===== Data section

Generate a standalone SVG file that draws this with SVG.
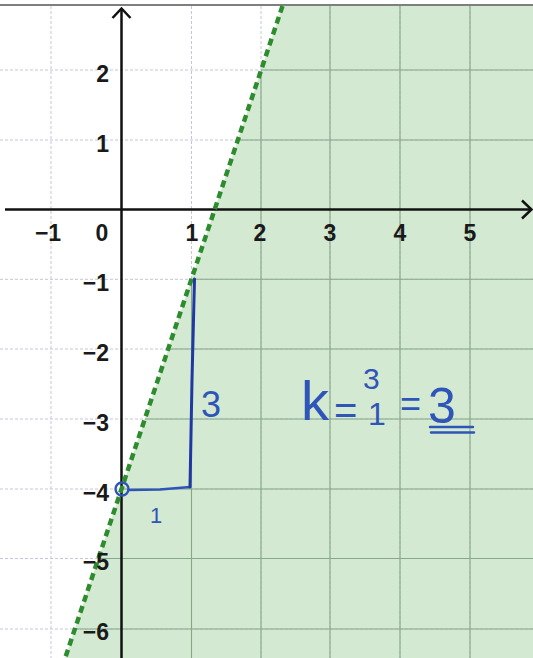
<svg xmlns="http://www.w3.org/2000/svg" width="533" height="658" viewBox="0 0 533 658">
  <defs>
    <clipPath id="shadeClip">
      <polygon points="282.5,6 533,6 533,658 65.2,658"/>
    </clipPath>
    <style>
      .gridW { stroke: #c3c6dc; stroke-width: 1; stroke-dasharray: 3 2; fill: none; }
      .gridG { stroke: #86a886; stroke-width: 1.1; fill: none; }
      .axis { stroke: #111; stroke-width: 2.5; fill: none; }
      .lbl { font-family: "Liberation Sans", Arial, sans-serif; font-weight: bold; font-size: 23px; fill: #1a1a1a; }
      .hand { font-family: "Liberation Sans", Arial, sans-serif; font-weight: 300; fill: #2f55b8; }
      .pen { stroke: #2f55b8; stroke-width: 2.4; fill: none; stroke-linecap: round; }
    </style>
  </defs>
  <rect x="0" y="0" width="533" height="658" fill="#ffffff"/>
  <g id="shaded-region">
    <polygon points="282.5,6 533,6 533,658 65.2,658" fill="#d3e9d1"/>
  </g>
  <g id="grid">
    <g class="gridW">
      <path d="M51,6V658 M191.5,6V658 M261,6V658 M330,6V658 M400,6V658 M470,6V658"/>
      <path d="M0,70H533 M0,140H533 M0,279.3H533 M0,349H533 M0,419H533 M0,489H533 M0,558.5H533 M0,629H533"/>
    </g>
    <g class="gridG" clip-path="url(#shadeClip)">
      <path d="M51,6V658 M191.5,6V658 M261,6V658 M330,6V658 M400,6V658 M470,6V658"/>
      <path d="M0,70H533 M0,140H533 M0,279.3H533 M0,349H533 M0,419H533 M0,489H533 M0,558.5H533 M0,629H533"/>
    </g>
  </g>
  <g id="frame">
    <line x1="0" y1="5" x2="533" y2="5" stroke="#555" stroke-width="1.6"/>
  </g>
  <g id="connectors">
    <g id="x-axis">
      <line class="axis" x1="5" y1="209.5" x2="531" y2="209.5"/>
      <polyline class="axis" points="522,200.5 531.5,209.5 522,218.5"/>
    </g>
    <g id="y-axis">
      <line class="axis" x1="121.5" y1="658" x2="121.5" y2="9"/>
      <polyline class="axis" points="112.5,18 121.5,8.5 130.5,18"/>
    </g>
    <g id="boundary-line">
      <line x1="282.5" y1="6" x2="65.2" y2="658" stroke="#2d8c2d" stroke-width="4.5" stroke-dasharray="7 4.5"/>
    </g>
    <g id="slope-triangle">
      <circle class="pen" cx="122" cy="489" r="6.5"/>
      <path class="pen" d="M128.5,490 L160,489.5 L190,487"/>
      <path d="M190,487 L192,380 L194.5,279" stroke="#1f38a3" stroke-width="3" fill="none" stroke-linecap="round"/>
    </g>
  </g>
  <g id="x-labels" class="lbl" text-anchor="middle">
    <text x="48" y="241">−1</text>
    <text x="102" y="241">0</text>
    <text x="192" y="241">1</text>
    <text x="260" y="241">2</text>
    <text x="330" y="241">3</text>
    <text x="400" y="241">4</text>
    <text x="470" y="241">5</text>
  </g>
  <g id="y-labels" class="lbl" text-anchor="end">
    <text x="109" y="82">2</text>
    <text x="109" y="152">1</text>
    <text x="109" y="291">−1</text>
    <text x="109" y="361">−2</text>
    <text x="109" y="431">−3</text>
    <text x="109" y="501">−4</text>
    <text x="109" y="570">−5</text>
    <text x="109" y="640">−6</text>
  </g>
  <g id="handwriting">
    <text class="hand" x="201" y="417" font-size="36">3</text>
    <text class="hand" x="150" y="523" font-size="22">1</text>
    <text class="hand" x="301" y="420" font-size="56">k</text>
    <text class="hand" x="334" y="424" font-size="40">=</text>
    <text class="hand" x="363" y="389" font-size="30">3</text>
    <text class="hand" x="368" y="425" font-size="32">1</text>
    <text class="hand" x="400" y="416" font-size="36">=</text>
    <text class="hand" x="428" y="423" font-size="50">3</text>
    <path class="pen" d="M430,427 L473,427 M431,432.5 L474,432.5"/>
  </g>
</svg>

==========

* _Directive_
Reproduce the material word for word. Any pictures should be left out of the copy.

* _The output_
Generate a standalone SVG file that draws this with SVG.
<svg xmlns="http://www.w3.org/2000/svg" width="533" height="658" viewBox="0 0 533 658">
  <defs>
    <clipPath id="shadeClip">
      <polygon points="282.5,6 533,6 533,658 65.2,658"/>
    </clipPath>
    <style>
      .gridW { stroke: #c3c6dc; stroke-width: 1; stroke-dasharray: 3 2; fill: none; }
      .gridG { stroke: #86a886; stroke-width: 1.1; fill: none; }
      .axis { stroke: #111; stroke-width: 2.5; fill: none; }
      .lbl { font-family: "Liberation Sans", Arial, sans-serif; font-weight: bold; font-size: 23px; fill: #1a1a1a; }
      .hand { font-family: "Liberation Sans", Arial, sans-serif; font-weight: 300; fill: #2f55b8; }
      .pen { stroke: #2f55b8; stroke-width: 2.4; fill: none; stroke-linecap: round; }
    </style>
  </defs>
  <rect x="0" y="0" width="533" height="658" fill="#ffffff"/>
  <g id="shaded-region">
    <polygon points="282.5,6 533,6 533,658 65.2,658" fill="#d3e9d1"/>
  </g>
  <g id="grid">
    <g class="gridW">
      <path d="M51,6V658 M191.5,6V658 M261,6V658 M330,6V658 M400,6V658 M470,6V658"/>
      <path d="M0,70H533 M0,140H533 M0,279.3H533 M0,349H533 M0,419H533 M0,489H533 M0,558.5H533 M0,629H533"/>
    </g>
    <g class="gridG" clip-path="url(#shadeClip)">
      <path d="M51,6V658 M191.5,6V658 M261,6V658 M330,6V658 M400,6V658 M470,6V658"/>
      <path d="M0,70H533 M0,140H533 M0,279.3H533 M0,349H533 M0,419H533 M0,489H533 M0,558.5H533 M0,629H533"/>
    </g>
  </g>
  <g id="frame">
    <line x1="0" y1="5" x2="533" y2="5" stroke="#555" stroke-width="1.6"/>
  </g>
  <g id="connectors">
    <g id="x-axis">
      <line class="axis" x1="5" y1="209.5" x2="531" y2="209.5"/>
      <polyline class="axis" points="522,200.5 531.5,209.5 522,218.5"/>
    </g>
    <g id="y-axis">
      <line class="axis" x1="121.5" y1="658" x2="121.5" y2="9"/>
      <polyline class="axis" points="112.5,18 121.5,8.5 130.5,18"/>
    </g>
    <g id="boundary-line">
      <line x1="282.5" y1="6" x2="65.2" y2="658" stroke="#2d8c2d" stroke-width="4.5" stroke-dasharray="7 4.5"/>
    </g>
    <g id="slope-triangle">
      <circle class="pen" cx="122" cy="489" r="6.5"/>
      <path class="pen" d="M128.5,490 L160,489.5 L190,487"/>
      <path d="M190,487 L192,380 L194.5,279" stroke="#1f38a3" stroke-width="3" fill="none" stroke-linecap="round"/>
    </g>
  </g>
  <g id="x-labels" class="lbl" text-anchor="middle">
    <text x="48" y="241">−1</text>
    <text x="102" y="241">0</text>
    <text x="192" y="241">1</text>
    <text x="260" y="241">2</text>
    <text x="330" y="241">3</text>
    <text x="400" y="241">4</text>
    <text x="470" y="241">5</text>
  </g>
  <g id="y-labels" class="lbl" text-anchor="end">
    <text x="109" y="82">2</text>
    <text x="109" y="152">1</text>
    <text x="109" y="291">−1</text>
    <text x="109" y="361">−2</text>
    <text x="109" y="431">−3</text>
    <text x="109" y="501">−4</text>
    <text x="109" y="570">−5</text>
    <text x="109" y="640">−6</text>
  </g>
  <g id="handwriting">
    <text class="hand" x="201" y="417" font-size="36">3</text>
    <text class="hand" x="150" y="523" font-size="22">1</text>
    <text class="hand" x="301" y="420" font-size="56">k</text>
    <text class="hand" x="334" y="424" font-size="40">=</text>
    <text class="hand" x="363" y="389" font-size="30">3</text>
    <text class="hand" x="368" y="425" font-size="32">1</text>
    <text class="hand" x="400" y="416" font-size="36">=</text>
    <text class="hand" x="428" y="423" font-size="50">3</text>
    <path class="pen" d="M430,427 L473,427 M431,432.5 L474,432.5"/>
  </g>
</svg>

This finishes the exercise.